By Nii B. Andrews.
The new year arrived in a low key manner especially for those of us who take its challenges seriously; new vaccine, new variant, possibly a new government….
We shall exhale and take it all in stride; we shall not sweat the small stuff.
Things have begun well.
There was a lovely wedding on the second day of the year.
Seeing my good friend, Oluphonic Soundz poised at the West door of the Ridge Church ready to escort his eldest daughter, who was fully resplendent in her bridal gown, to the altar almost brought me to tears.
Such is the abundant grace under which we live.
Over fifty years earlier we were just boys being dropped off by our parents to attend Sunday School in our dark grey wool St. Michael’s shorts on the same church grounds.
Meanwhile, a team of astronomers from Tokyo University using the Keck I telescope brought us a tad nearer to answering the question, “How big is the universe?”
While focusing on an ancient galaxy, GN-z11, they found that it is not only the oldest galaxy but also the most distant.
It’s so distant it defines the very boundary of the observable universe itself.
The location?
13.4 billion light years, or 134 nonillion kilometers (that’s 134 followed by 30 zeros).
For the author Robert Streeter, the modern telescope “displays a universe of such amazing beauty and wonder that the human mind has difficulty in comprehending the whole.
Its images confirm the universe to be a work of Art, and it beckons us, to go where no-one has gone before, and it prepares us for further astonishment”.
In recent times, our knowledge and technological power has led us to wonders and benefits – MRI, minimally invasive surgery, 5G; it is also led to a revelation of catastrophes and dangers.
The artist Malika Squalii muses: “Our soul is itself contained in another landscape.
The one that is a physical boundary and link with the outside in a sensory geography.
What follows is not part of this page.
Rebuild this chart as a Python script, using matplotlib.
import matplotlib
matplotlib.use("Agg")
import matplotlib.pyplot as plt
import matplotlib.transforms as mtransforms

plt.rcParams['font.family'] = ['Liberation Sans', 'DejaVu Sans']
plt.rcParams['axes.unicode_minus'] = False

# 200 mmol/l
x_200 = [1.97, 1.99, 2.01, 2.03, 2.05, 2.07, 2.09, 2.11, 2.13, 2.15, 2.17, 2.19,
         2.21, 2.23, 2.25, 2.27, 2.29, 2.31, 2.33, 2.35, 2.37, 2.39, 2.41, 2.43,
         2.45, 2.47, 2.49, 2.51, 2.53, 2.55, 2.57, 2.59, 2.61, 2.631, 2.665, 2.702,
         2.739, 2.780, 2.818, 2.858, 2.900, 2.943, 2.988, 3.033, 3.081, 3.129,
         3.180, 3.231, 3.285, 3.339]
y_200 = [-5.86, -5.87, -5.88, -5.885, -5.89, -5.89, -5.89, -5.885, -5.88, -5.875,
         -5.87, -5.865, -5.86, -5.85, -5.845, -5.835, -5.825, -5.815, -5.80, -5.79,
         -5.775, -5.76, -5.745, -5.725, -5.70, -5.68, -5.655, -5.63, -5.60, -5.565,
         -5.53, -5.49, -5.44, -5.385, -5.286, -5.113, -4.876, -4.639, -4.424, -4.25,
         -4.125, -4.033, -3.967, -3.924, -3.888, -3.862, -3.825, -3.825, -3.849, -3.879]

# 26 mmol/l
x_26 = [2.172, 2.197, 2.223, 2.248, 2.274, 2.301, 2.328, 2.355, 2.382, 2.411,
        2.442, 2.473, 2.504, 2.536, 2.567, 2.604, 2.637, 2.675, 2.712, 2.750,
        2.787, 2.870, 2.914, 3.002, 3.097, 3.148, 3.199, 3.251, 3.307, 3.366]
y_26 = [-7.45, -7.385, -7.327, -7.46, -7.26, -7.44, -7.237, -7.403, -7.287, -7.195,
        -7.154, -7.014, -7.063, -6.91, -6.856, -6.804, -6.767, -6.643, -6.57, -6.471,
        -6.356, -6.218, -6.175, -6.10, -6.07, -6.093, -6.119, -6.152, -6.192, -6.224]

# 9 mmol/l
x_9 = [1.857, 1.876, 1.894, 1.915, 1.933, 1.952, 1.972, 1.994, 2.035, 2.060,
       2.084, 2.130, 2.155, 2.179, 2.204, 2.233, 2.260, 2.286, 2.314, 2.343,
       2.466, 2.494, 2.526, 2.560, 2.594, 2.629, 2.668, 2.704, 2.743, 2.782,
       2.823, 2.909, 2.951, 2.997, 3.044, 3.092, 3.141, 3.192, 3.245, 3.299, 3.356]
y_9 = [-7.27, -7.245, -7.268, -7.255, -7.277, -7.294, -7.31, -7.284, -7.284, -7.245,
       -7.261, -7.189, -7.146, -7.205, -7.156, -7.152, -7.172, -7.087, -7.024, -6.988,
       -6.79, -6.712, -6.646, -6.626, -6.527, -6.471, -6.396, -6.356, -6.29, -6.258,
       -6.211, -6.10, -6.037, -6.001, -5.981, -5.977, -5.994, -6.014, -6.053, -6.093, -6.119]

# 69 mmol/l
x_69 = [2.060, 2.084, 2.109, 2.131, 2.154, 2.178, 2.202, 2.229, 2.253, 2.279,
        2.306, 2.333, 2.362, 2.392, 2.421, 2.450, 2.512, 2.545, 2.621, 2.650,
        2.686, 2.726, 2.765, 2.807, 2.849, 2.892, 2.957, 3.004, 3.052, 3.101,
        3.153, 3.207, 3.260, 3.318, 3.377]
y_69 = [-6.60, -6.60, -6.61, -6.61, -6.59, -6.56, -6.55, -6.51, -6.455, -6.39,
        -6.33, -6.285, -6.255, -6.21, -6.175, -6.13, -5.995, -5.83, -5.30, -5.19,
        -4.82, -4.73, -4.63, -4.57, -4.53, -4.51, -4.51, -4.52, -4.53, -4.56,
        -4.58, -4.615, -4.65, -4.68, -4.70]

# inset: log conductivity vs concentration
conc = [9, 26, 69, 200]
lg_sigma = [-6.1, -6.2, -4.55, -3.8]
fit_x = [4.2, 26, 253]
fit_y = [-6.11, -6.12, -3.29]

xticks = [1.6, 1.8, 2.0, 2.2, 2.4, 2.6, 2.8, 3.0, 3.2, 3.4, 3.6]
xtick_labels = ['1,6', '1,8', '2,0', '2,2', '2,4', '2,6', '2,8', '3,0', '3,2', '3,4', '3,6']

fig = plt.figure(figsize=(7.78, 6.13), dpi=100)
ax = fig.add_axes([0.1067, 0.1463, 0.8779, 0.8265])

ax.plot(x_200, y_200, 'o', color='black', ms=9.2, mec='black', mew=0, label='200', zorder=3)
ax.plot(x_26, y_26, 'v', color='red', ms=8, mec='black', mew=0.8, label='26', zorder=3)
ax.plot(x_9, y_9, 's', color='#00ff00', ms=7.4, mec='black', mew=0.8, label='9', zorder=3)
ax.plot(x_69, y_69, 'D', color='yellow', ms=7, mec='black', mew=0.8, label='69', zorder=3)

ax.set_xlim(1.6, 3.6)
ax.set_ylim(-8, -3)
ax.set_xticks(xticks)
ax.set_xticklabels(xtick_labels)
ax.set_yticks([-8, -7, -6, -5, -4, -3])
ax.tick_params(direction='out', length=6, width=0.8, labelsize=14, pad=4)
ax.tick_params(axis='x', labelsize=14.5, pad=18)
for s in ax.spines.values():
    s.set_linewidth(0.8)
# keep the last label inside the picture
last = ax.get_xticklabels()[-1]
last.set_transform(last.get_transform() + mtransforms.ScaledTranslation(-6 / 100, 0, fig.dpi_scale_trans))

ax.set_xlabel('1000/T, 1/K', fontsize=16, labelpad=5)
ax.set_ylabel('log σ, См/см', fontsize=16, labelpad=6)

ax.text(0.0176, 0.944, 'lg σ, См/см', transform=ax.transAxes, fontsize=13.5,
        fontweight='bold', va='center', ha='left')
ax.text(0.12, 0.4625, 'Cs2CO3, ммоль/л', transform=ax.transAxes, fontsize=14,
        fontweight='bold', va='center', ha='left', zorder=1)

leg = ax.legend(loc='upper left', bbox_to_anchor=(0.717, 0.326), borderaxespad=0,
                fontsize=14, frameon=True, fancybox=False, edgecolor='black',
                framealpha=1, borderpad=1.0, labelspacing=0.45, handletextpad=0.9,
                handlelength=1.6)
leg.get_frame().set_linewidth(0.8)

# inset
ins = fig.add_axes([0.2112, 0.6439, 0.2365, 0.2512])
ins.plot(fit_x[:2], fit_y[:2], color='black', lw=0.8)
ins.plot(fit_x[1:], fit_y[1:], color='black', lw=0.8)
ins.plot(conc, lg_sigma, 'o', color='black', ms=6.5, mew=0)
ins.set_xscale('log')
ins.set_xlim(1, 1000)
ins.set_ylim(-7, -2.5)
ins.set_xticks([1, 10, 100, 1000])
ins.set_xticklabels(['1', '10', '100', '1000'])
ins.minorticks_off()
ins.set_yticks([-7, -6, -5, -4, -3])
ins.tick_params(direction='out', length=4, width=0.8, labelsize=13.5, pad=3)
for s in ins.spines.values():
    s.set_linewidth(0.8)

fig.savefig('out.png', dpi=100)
This physical body lets us touch, be touched and to enter the tangible and playful enactment of it all.
A new Playground that expands us.”
Now, who in these difficult and perilous times can doubt that we are upon a journey of discovery; both within and without – beautiful, amazing and mysterious; perhaps, a moving stillness in a universe awash with light and order?
In order to reconnect, recalibrate, reboot; Squalli confesses, “I become a firefly, those whimsical pixies of the night, guardians of the beauty of the world at a time when we need it most.”